Why Drinking Urine Doesn’t Help You Survive

Urine is wastewater your body has already filtered once. It contains:

  • Urea
  • Salts
  • Toxins
  • Ammonia
  • Metabolic byproducts
  • Whatever your kidneys were trying to get rid of

When you’re already dehydrated — which is when most people consider drinking urine — your body concentrates it even more. That means:

  • Salt levels spike
  • Urea concentration increases
  • Ammonia content rises
  • Your kidneys need more water to process it again

You’re literally drinking the stuff your body said, “Absolutely not — get this out of me.”


What Happens If You Drink It Anyway?

You Become More Dehydrated

High salt plus low water forces your kidneys to burn even more fluid just to filter it again.

You Get Nauseous

Warm, salty, ammonia-flavored liquid doesn’t sit well. Shocking, I know.

You Risk Vomiting

Now you’re losing even more fluid than before.

Kidney Strain Increases

Your kidneys are already stressed. Adding concentrated waste can push them toward failure in extreme situations.

Bacteria Becomes a Problem

Fresh urine is technically sterile for a short time. After that? Welcome to Bacterial Disneyland.
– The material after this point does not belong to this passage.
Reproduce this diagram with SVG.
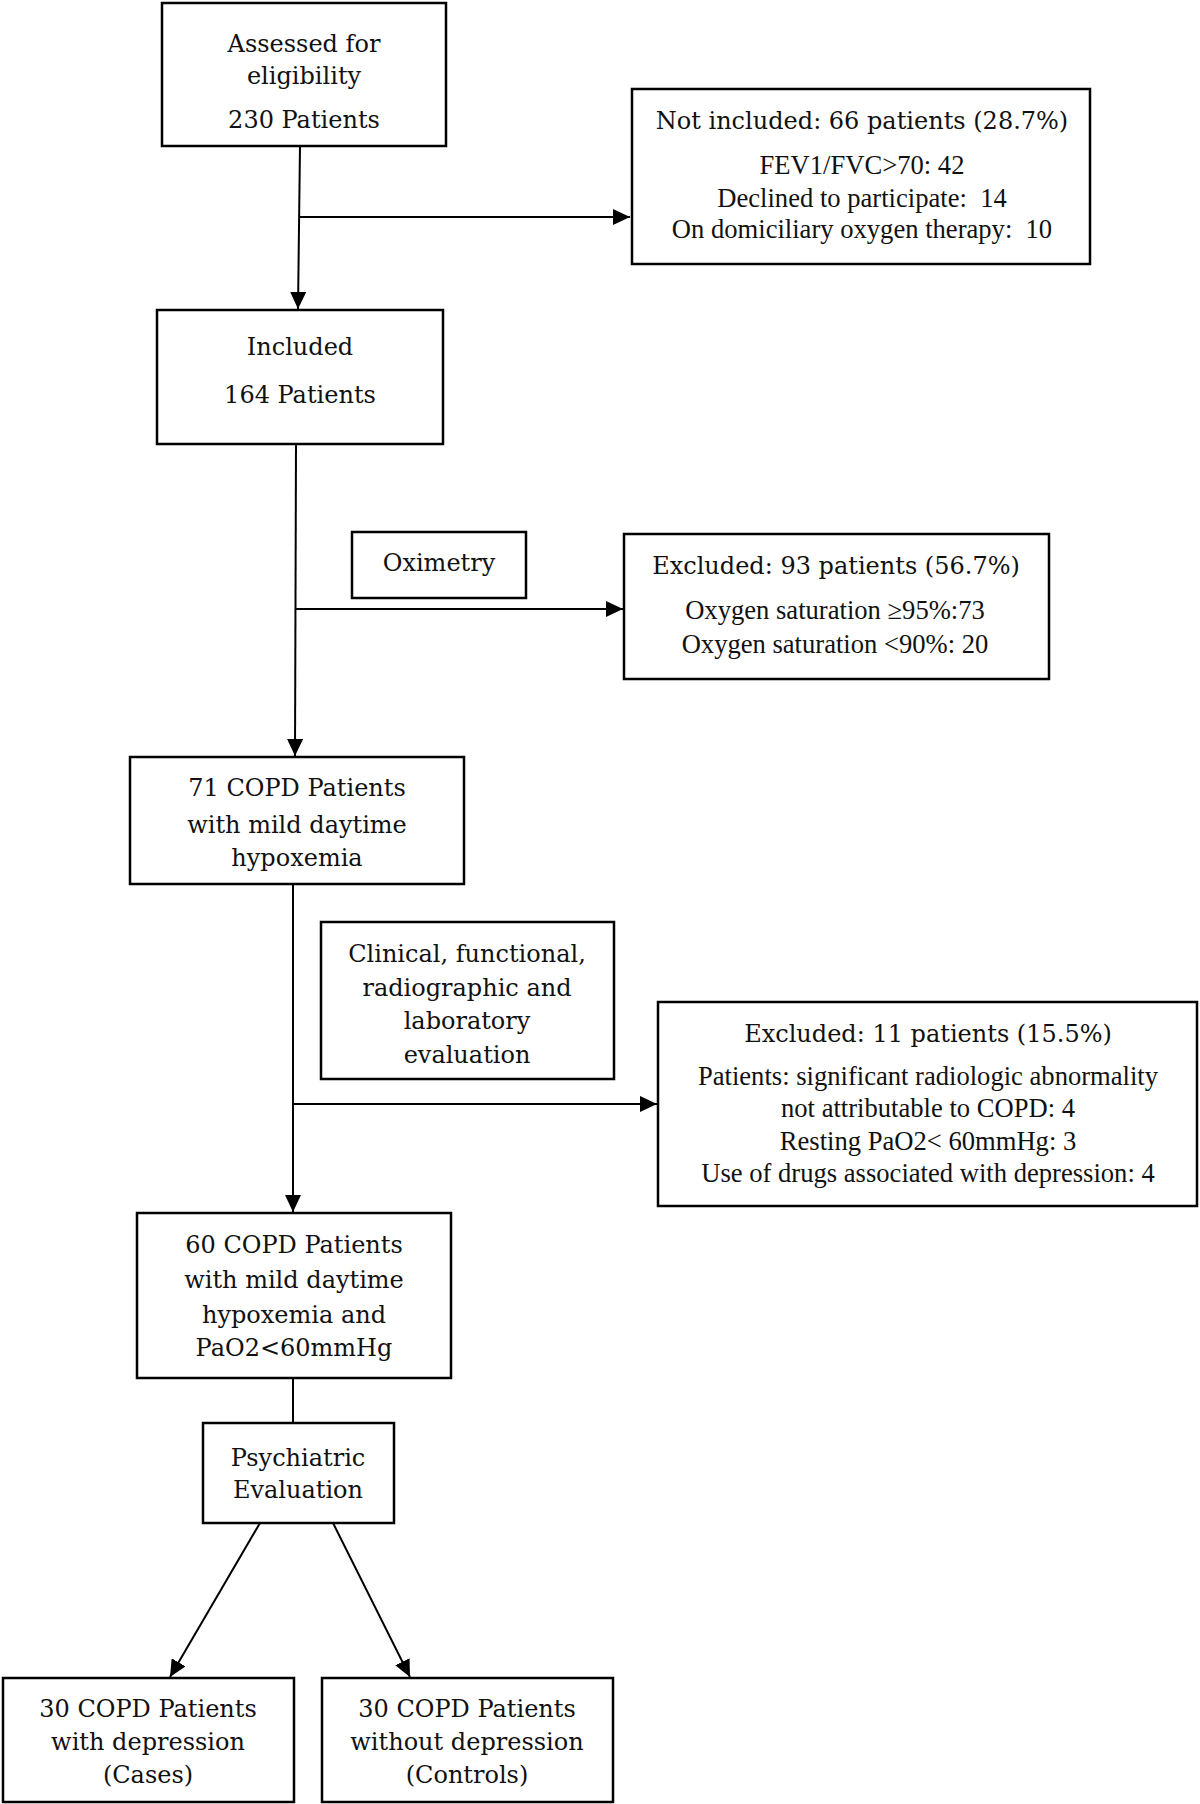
<svg xmlns="http://www.w3.org/2000/svg" width="1200" height="1804" viewBox="0 0 1200 1804">
<defs>
<marker id="ah" markerUnits="userSpaceOnUse" markerWidth="18" markerHeight="16" refX="17" refY="8" orient="auto">
<path d="M0,0 L17,8 L0,16 z" fill="#000"/>
</marker>
<style>
.box{fill:#fff;stroke:#000;stroke-width:2.5}
.m{font-family:"DejaVu Serif","Liberation Serif",serif;font-size:24px;fill:#111;text-anchor:middle}
.d{font-family:"Liberation Serif","Times New Roman",serif;font-size:26.6px;fill:#111;text-anchor:middle}
.ln{fill:none;stroke:#000;stroke-width:2}
</style>
</defs>
<rect width="1200" height="1804" fill="#fff"/>
<g id="connectors">
<line class="ln" x1="300" y1="146" x2="298" y2="309" marker-end="url(#ah)"/>
<line class="ln" x1="299" y1="217" x2="630" y2="217" marker-end="url(#ah)"/>
<line class="ln" x1="296" y1="444" x2="295" y2="756" marker-end="url(#ah)"/>
<line class="ln" x1="296" y1="609" x2="623" y2="609" marker-end="url(#ah)"/>
<line class="ln" x1="293" y1="884" x2="293" y2="1212" marker-end="url(#ah)"/>
<line class="ln" x1="293" y1="1104" x2="657" y2="1104" marker-end="url(#ah)"/>
<line class="ln" x1="293" y1="1378" x2="293" y2="1423"/>
<line class="ln" x1="260" y1="1523" x2="170" y2="1677" marker-end="url(#ah)"/>
<line class="ln" x1="333" y1="1523" x2="410" y2="1677" marker-end="url(#ah)"/>
</g>
<g id="n-assessed">
<rect class="box" x="162" y="3" width="284" height="143"/>
<text class="m" x="304" y="52">Assessed for</text>
<text class="m" x="304" y="84">eligibility</text>
<text class="m" x="304" y="128">230 Patients</text>
</g>
<g id="n-notincluded">
<rect class="box" x="632" y="89" width="458" height="175"/>
<text class="m" x="862" y="129">Not included: 66 patients (28.7%)</text>
<text class="d" x="862" y="174">FEV1/FVC&gt;70: 42</text>
<text class="d" x="862" y="207" xml:space="preserve">Declined to participate:  14</text>
<text class="d" x="862" y="238" xml:space="preserve">On domiciliary oxygen therapy:  10</text>
</g>
<g id="n-included">
<rect class="box" x="157" y="310" width="286" height="134"/>
<text class="m" x="300" y="355">Included</text>
<text class="m" x="300" y="403">164 Patients</text>
</g>
<g id="n-oximetry">
<rect class="box" x="352" y="532" width="174" height="66"/>
<text class="m" x="439" y="571">Oximetry</text>
</g>
<g id="n-excluded93">
<rect class="box" x="624" y="534" width="425" height="145"/>
<text class="m" x="836" y="574">Excluded: 93 patients (56.7%)</text>
<text class="d" x="835" y="619">Oxygen saturation ≥95%:73</text>
<text class="d" x="835" y="653">Oxygen saturation &lt;90%: 20</text>
</g>
<g id="n-71copd">
<rect class="box" x="130" y="757" width="334" height="127"/>
<text class="m" x="297" y="796">71 COPD Patients</text>
<text class="m" x="297" y="833">with mild daytime</text>
<text class="m" x="297" y="866">hypoxemia</text>
</g>
<g id="n-clinical">
<rect class="box" x="321" y="922" width="293" height="157"/>
<text class="m" x="467" y="962">Clinical, functional,</text>
<text class="m" x="467" y="996">radiographic and</text>
<text class="m" x="467" y="1029">laboratory</text>
<text class="m" x="467" y="1063">evaluation</text>
</g>
<g id="n-excluded11">
<rect class="box" x="658" y="1002" width="539" height="204"/>
<text class="m" x="928" y="1042">Excluded: 11 patients (15.5%)</text>
<text class="d" x="928" y="1085">Patients: significant radiologic abnormality</text>
<text class="d" x="928" y="1117">not attributable to COPD: 4</text>
<text class="d" x="928" y="1150">Resting PaO2&lt; 60mmHg: 3</text>
<text class="d" x="928" y="1182">Use of drugs associated with depression: 4</text>
</g>
<g id="n-60copd">
<rect class="box" x="137" y="1213" width="314" height="165"/>
<text class="m" x="294" y="1253">60 COPD Patients</text>
<text class="m" x="294" y="1288">with mild daytime</text>
<text class="m" x="294" y="1323">hypoxemia and</text>
<text class="m" x="294" y="1356">PaO2&lt;60mmHg</text>
</g>
<g id="n-psych">
<rect class="box" x="203" y="1423" width="191" height="100"/>
<text class="m" x="298" y="1466">Psychiatric</text>
<text class="m" x="298" y="1498">Evaluation</text>
</g>
<g id="n-cases">
<rect class="box" x="3" y="1678" width="291" height="124"/>
<text class="m" x="148" y="1717">30 COPD Patients</text>
<text class="m" x="148" y="1750">with depression</text>
<text class="m" x="148" y="1783">(Cases)</text>
</g>
<g id="n-controls">
<rect class="box" x="322" y="1678" width="291" height="124"/>
<text class="m" x="467" y="1717">30 COPD Patients</text>
<text class="m" x="467" y="1750">without depression</text>
<text class="m" x="467" y="1783">(Controls)</text>
</g>
</svg>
“But What About Bear Grylls?”

Bear drinks pee because:

  1. He’s on camera
  2. It gets ratings
  3. He goes back to a hotel afterward

Actual survival instructors — military SERE trainers, wilderness medics, and bushcraft experts — all agree:

Drinking urine is a desperation move, not a survival strategy.


Are There Any Situations Where It’s Acceptable?

The only “maybe” is using it as a cooling aid, not a beverage.

In extreme heat, you could:

  • Wet clothing to promote evaporative cooling
  • Dampen a cloth and place it on exposed skin
  • Lightly soak a head wrap

Drinking it? Still a hard no.

Even historical survival myths that involved urine didn’t rely on drinking it — they distilled it.


If You Have No Water, Do This Instead

Look for Dew

Use a bandana or shirt and wring it out.

Dig a Solar Still

Slow, frustrating, but far better than drinking urine.

Follow Terrain Downhill

Water collects in valleys, washes, and natural depressions.

Use a Transpiration Bag

Tie a clear plastic bag over leafy branches to collect moisture.

Ration Effort, Not Water

Conserve sweat, not sips.

Stay Shaded During Peak Heat

Burning calories equals burning water.

Anything is better than drinking pee.


Final Takeaway

Drinking urine isn’t resourceful — it’s counterproductive. It speeds dehydration, stresses your kidneys, and lowers your odds of staying functional long enough to find real water or rescue.

If your body already rejected it, take the hint.